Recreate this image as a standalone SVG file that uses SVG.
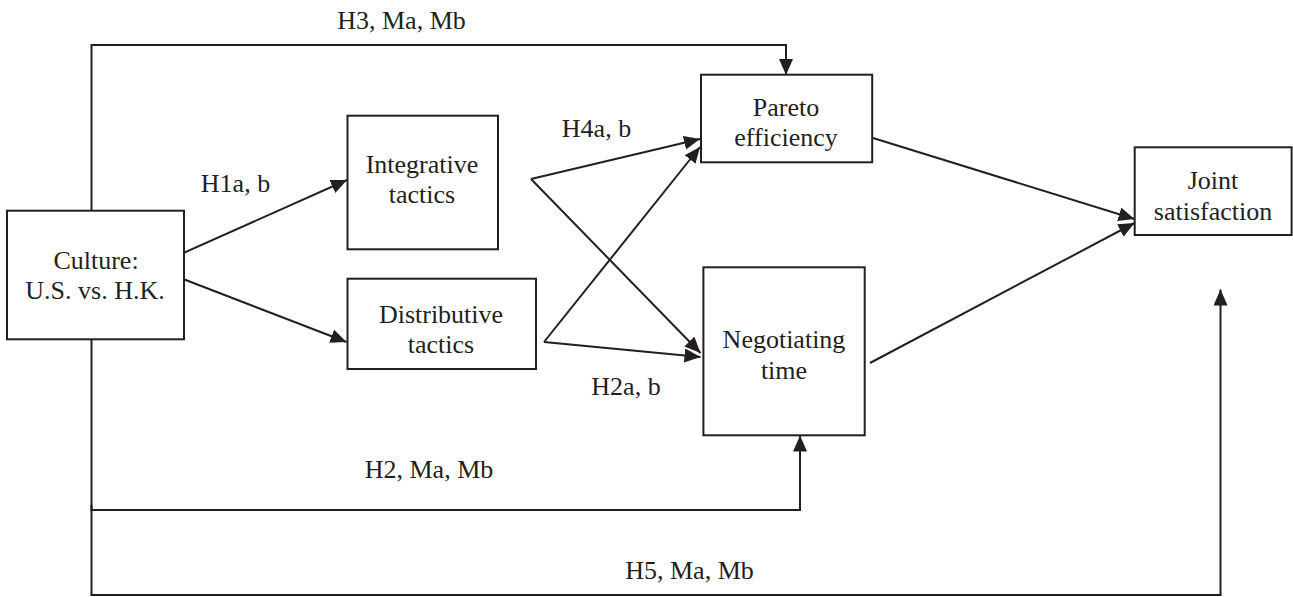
<svg xmlns="http://www.w3.org/2000/svg" width="1293" height="597" viewBox="0 0 1293 597">
<style>
.box{fill:#fff;stroke:#231f20;stroke-width:2}
text{font-family:'Liberation Serif','Times New Roman',Tinos,'DejaVu Serif',serif;font-size:26px;fill:#231f20;text-anchor:middle}
.c{fill:none;stroke:#231f20;stroke-width:2}
.a{marker-end:url(#arr)}
</style>
<defs>
<marker id="arr" markerUnits="userSpaceOnUse" markerWidth="18" markerHeight="16" refX="16" refY="7" orient="auto">
<path d="M0,0 L16,7 L0,14 Z" fill="#231f20"/>
</marker>
</defs>
<g id="connectors">
<path class="c a" d="M91.5,210.7 V45 H786 V75"/>
<path class="c a" d="M91.5,339 V510 H800 V435.5"/>
<path class="c a" d="M91.5,505 V595 H1220.5 V289.5"/>
<path class="c a" d="M152,267 L347,180"/>
<path class="c a" d="M152,267 L346.5,342"/>
<path class="c a" d="M531,179 L700,139"/>
<path class="c a" d="M531,179 L700.5,353"/>
<path class="c a" d="M544,342 L700,147"/>
<path class="c a" d="M544,342 L700.5,357"/>
<path class="c a" d="M873,138 L1134.5,219"/>
<path class="c a" d="M870,363 L1134.5,223"/>
</g>
<g id="labels">
<text x="401.5" y="29" font-family="Liberation Serif, serif">H3, Ma, Mb</text>
<text x="235.5" y="192">H1a, b</text>
<text x="596.5" y="137">H4a, b</text>
<text x="626" y="395">H2a, b</text>
<text x="429" y="478">H2, Ma, Mb</text>
<text x="689.5" y="579">H5, Ma, Mb</text>
</g>
<g id="culture">
<rect class="box" x="7" y="210.7" width="177" height="128.6"/>
<text x="96" y="269">Culture:</text>
<text x="95" y="299">U.S. vs. H.K.</text>
</g>
<g id="integrative">
<rect class="box" x="347.5" y="115.7" width="150.5" height="133.6"/>
<text x="422" y="173">Integrative</text>
<text x="422" y="203">tactics</text>
</g>
<g id="distributive">
<rect class="box" x="347.5" y="278.7" width="188.5" height="90.3"/>
<text x="441" y="322.7">Distributive</text>
<text x="441" y="353">tactics</text>
</g>
<g id="pareto">
<rect class="box" x="701" y="74.7" width="171.2" height="87.6"/>
<text x="786" y="116">Pareto</text>
<text x="786" y="146">efficiency</text>
</g>
<g id="negotiating">
<rect class="box" x="703.4" y="267.3" width="161.3" height="168"/>
<text x="784" y="348.3">Negotiating</text>
<text x="784" y="379.3">time</text>
</g>
<g id="joint">
<rect class="box" x="1134.7" y="147.3" width="156.9" height="87.7"/>
<text x="1213" y="189.3">Joint</text>
<text x="1213" y="220">satisfaction</text>
</g>
</svg>
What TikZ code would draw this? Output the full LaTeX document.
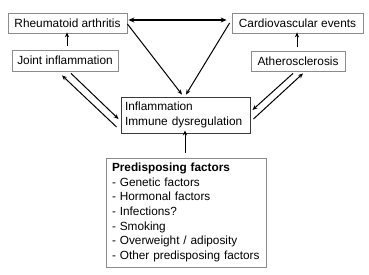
= = = = =
-- STATED EXERCISE --
Identify the lines of the entries containing the string "this". Copy each such line.

-- FINAL ANSWER --
Recreate this image as a standalone SVG file that uses SVG.
What TikZ code would draw this? Output the full LaTeX document.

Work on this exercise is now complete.